02.28 2021

The Deduction for Qualified Business Income

The primary goal for the 2017 Tax Cuts and Job Act (TCJA) reform bill was to lower the Federal Income tax rate for C corporations. It reduced the corporate income tax rate to 21 percent, and Congress included a new bill called the Qualified Business Deduction (QBI) -IRC Section 199 , which applies to non-corporate taxpayers.

At the most basic level, Section 199A permits an individual to deduct 20 percent of his/her qualified business income generated through a sole proprietorship, a partnership, or S corporation. The deduction for qualified business income is the lesser of:

  1. 20 % of QBI
  2. 20 % of modified taxable income

In order to understand how to apply this deduction to your personal taxes, we have defined some important terms below.

Definition of Qualified Business Income (QBI)
QBI is defined as the ordinary income less ordinary deductions a taxpayer earns from “qualified trade or business” conducted. *Each partnership or S corporation can include the distributive share of interest held by the taxpayer.

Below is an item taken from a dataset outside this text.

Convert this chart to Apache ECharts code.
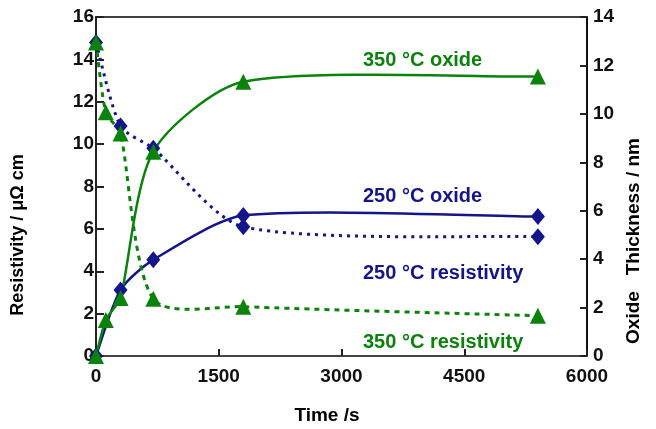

QBI does not include some income from investment:
– Capital gains or losses
– Dividends
– Interest income
– Certain other investment items

Definition of Qualified Trade or Business (QTB)
In general, QTB includes any trade or business other than providing services as an employee. Sole proprietors, non-corporate owners of S corporations, Partnerships, and LLCs, and independent contractors are covered by this deduction.